Using a unique feature known as mapping, you can specify how the data within one or more arrays (or parts of arrays) is mapped to a physical database file. Such mapping is a database administration task and requires no change to class/table definitions or application logic. Moreover, mapping can be done within a specific sparse array; you can map one range of values to one physical location while mapping another to another file, disk drive, or even to another database server. This makes it possible to reconfigure Caché applications (such as for scaling) with little effort.

Process Management

A process is an instance of a Caché virtual machine running on a Caché server. A typical Caché server can run thousands of simultaneous processes depending on hardware and operating system. Each process has direct, efficient access to the multidimensional storage system.

The Caché virtual machine executes instructions (called P-code) that are highly optimized for the database, I/O, and logic operations typically required by transaction processing and data warehousing applications.

Lock Management

To support concurrent database access, Caché includes a powerful Lock Management System.

In systems with thousands of users, reducing conflicts between competing processes is critical to providing high performance. One of the biggest conflicts is between transactions wishing to access the same data. Caché offers the following features to alleviate such conflicts:

Atomic Operations — To eliminate typical performance hot spots, Caché supports a number of atomic operations, that is with no need for application level locks. An example is the ability to atomically allocate unique values for object/row identity (a common bottleneck in relational applications).
Logical Locks — Caché does not lock entire pages of data while performing updates. Because most transactions require frequent access or changes to small quantities of data, Caché supports granular logical locks that can be taken out on a per-object (row) basis.
Distributed Locks — In distributed database configurations (see the next topic), the system automatically supports distributed locks.

Distributed Data Management

One of the most powerful features of Caché is its ability to link servers together to form a distributed data network. In such a network, machines that primarily serve data are known as Data Servers while those that mainly host processes, but little to no data, are known as Application Servers.

Enterprise Cache Protocol

Servers can share data (as well as locks) using the Caché Enterprise Cache Protocol (ECP). ECP is effective because data is transported in packages. When information is requested across the network, the reply data package includes the desired data as well as additional related data. The natural data relationships inherent to objects and the Caché multidimensional data model make it possible to identify and include information that is related to the originally requested data. This “associated” information is cached locally either at the client or on the application server. Usually, subsequent requests for data can be satisfied from a local cache, thus avoiding additional trips across the network. If the client changes any data, only the updates are propagated back to the database server.
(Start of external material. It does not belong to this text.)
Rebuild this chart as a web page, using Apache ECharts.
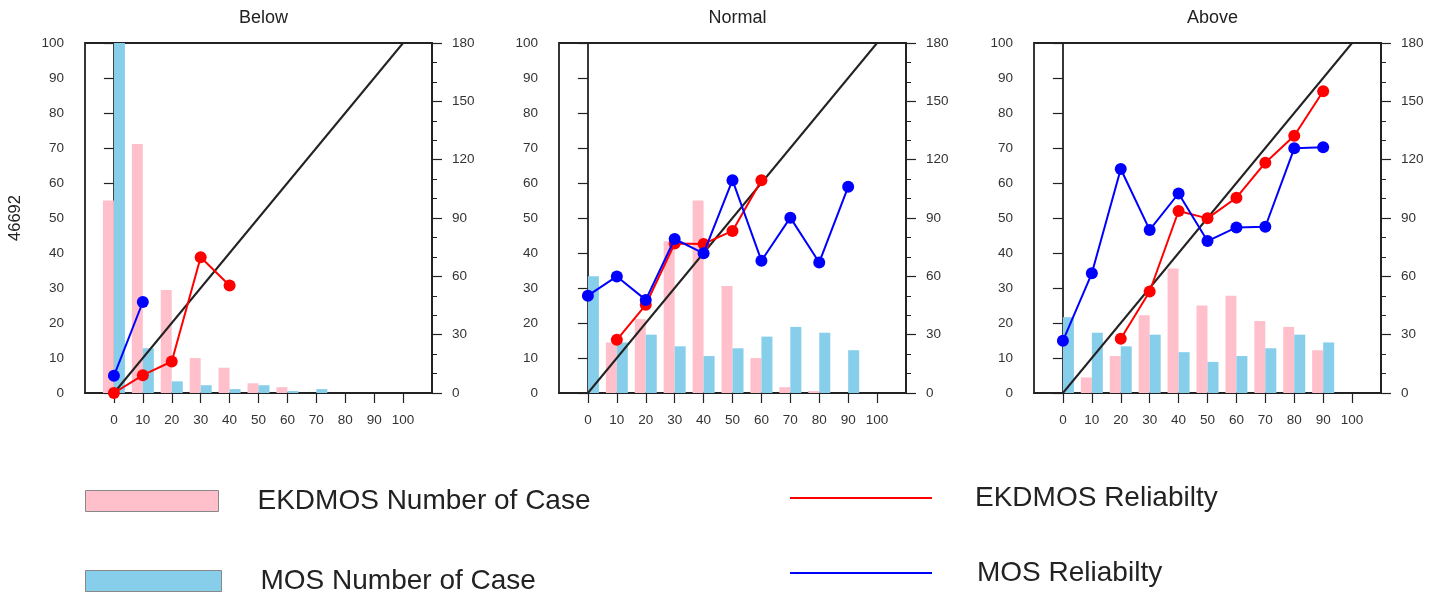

ECP makes it possible for applications to support a wide variety of runtime configurations including multi-tier and peer-to-peer.

Journal Management

To provide database integrity and reliability, Caché includes a number of journaling subsystems that keep track of physical and logical database updates. The journal management technology is also used to provide transaction support (a journal is used to perform transaction rollback operations) as well as database shadowing (a journal is used to synchronize a shadow server with a primary data server). As with the rest of the system, Caché lets you configure its journaling system to meet your needs.

Database Portability

Caché runs on, and is optimized for, a wide variety of hardware platforms and operating systems, as documented in the online InterSystems Supported PlatformsOpens in a new tab document for this release.

You can easily port applications developed with Caché as well as data from one platform to another. This can be as easy as installing Caché on the new platform and moving the database files to new system. When moving between some systems, you may need to run an in-place data conversion utility (to convert one endian representation to another).

Deployment Options

Caché supports a variety of different runtime configurations giving you maximum flexibility when you deploy your applications. You can switch between different deployment options by changing Caché system settings; typically there is no need to change your application logic.

Some basic deployment options are listed below.

Basic Client/Server Configuration

In the simplest client/server configuration, a single Caché data server services a number of clients (from one to many thousands, depending on the application and platform).

Client/Server Configuration

The client systems can be any of the following:

Stand-alone desktop systems running a client application that connects via a client/server protocol (such as ODBC, ActiveX, JDBC, Java).
Web server processes talking to Caché via Zen, CSP (Caché Server Pages), SOAP, or some other connectivity option (such as ODBC, JDBC). Each web server process may then service a number of browser-based or machine-to-machine sessions.
Middleware processes (such as an Enterprise Java Bean application server) that connect to Caché via ODBC, JDBC, etc.
Devices, such as terminals or lab equipment, that connect to Caché using one of many supported protocols (including TELNET and TCP/IP).
Some combination of the above.

Shadow Server Configuration

The shadow server configuration builds upon the basic client/server setup by adding one or more shadow servers. Each shadow server synchronizes itself with the data within the main data server by connecting to and monitoring its journal.

Shadow Server Configuration

Shadow servers are typically used to service ad hoc queries, large reports, and batch processes to limit their impact on the main transaction system. They can also be used to provide failover systems.

Multi-Tier Configuration

The multi-tier configuration uses the Caché distributed database technology — the Enterprise Cache Protocol (ECP) — to make it possible for a greater number of clients to connect to the system.

Multi-tier Configuration

In the simplest multi-tier setup, one or more Caché systems, acting as application servers, are placed between the central data server and the various client systems. In this case the application servers do not store any data, instead they host processes that perform work for the benefit of the client, off-loading the CPU of the data server. This type of configuration scales best for applications that exhibit good “locality of reference,” that is most transactions involve reasonably related data so that locking across application servers is limited. Such applications, as well as those with a fair amount of read access (like most typical web applications), work extremely well in this model.

More complex configurations, with multiple data servers as well as data stored on application server machines, are also possible.

Typically applications use the multi-tier configuration for scaling as well as for providing high-availability (with applications servers serving as hot standby systems).